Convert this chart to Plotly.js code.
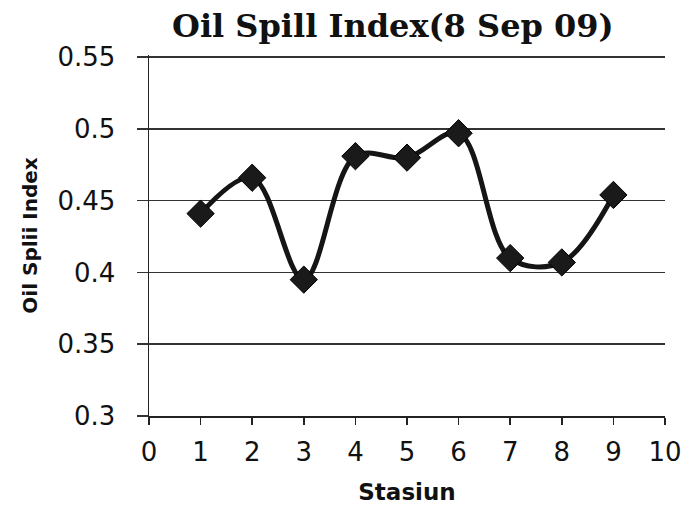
<!DOCTYPE html>
<html>
<head>
<meta charset="utf-8">
<script src="https://cdn.plot.ly/plotly-3.0.1.min.js"></script>
<style>html,body{margin:0;padding:0;background:#fff;}#chart{width:688px;height:510px;}</style>
</head>
<body>
<div id="chart"></div>
<script>
const stasiun = [1, 2, 3, 4, 5, 6, 7, 8, 9];
const oilSpillIndex = [0.441, 0.466, 0.395, 0.481, 0.480, 0.497, 0.410, 0.407, 0.454];
const xTicks = [0, 1, 2, 3, 4, 5, 6, 7, 8, 9, 10];
const yTicks = [0.3, 0.35, 0.4, 0.45, 0.5, 0.55];
const yTickText = ['0.3', '0.35', '0.4', '0.45', '0.5', '0.55'];

const trace = {
  x: stasiun,
  y: oilSpillIndex,
  type: 'scatter',
  mode: 'lines+markers',
  line: {shape: 'spline', smoothing: 1, color: '#151515', width: 5},
  marker: {symbol: 'diamond', size: 21, color: '#1a1a1a', line: {color: '#000', width: 1}},
  cliponaxis: false,
  showlegend: false
};

const tickFont = {family: 'DejaVu Sans, sans-serif', size: 26, color: '#111'};

const layout = {
  width: 688, height: 510,
  margin: {l: 149, r: 23, t: 55, b: 94},
  paper_bgcolor: '#ffffff', plot_bgcolor: '#ffffff',
  title: {
    text: '<b>Oil Spill Index(8 Sep 09)</b>',
    font: {family: 'DejaVu Serif, serif', size: 32, color: '#111'},
    x: 0.571, xanchor: 'center', y: 0.95, yanchor: 'middle', xref: 'container', yref: 'container'
  },
  xaxis: {
    range: [0, 10], tickvals: xTicks, ticktext: xTicks.map(String),
    showgrid: false, zeroline: false, showline: true, linecolor: '#222', linewidth: 1.5,
    ticks: 'outside', ticklen: 7, tickwidth: 1.5, tickcolor: '#222',
    tickfont: tickFont, ticklabelstandoff: 5,
    title: {text: '<b>Stasiun</b>', font: {family: 'DejaVu Sans, sans-serif', size: 23, color: '#111'}, standoff: 18},
    fixedrange: true
  },
  yaxis: {
    range: [0.3, 0.5515], tickvals: yTicks, ticktext: yTickText,
    showgrid: true, gridcolor: '#333', gridwidth: 1.5, zeroline: false,
    showline: true, linecolor: '#222', linewidth: 1.5,
    ticks: 'outside', ticklen: 11, tickwidth: 1.5, tickcolor: '#333',
    tickfont: tickFont, ticklabelstandoff: 16,
    title: {text: '<b>Oil Splii Index</b>', font: {family: 'DejaVu Sans, sans-serif', size: 20, color: '#111'}, standoff: 14},
    fixedrange: true
  }
};

Plotly.newPlot('chart', [trace], layout, {displayModeBar: false, staticPlot: true});
</script>
</body>
</html>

----------

• **EXERCISE DETAILS**
Find the lines above that include the string "chart" and copy them.

• **FINAL RESULT**
Convert this chart to Plotly.js code.
<style>html,body{margin:0;padding:0;background:#fff;}#chart{width:688px;height:510px;}</style>
<div id="chart"></div>
Plotly.newPlot('chart', [trace], layout, {displayModeBar: false, staticPlot: true});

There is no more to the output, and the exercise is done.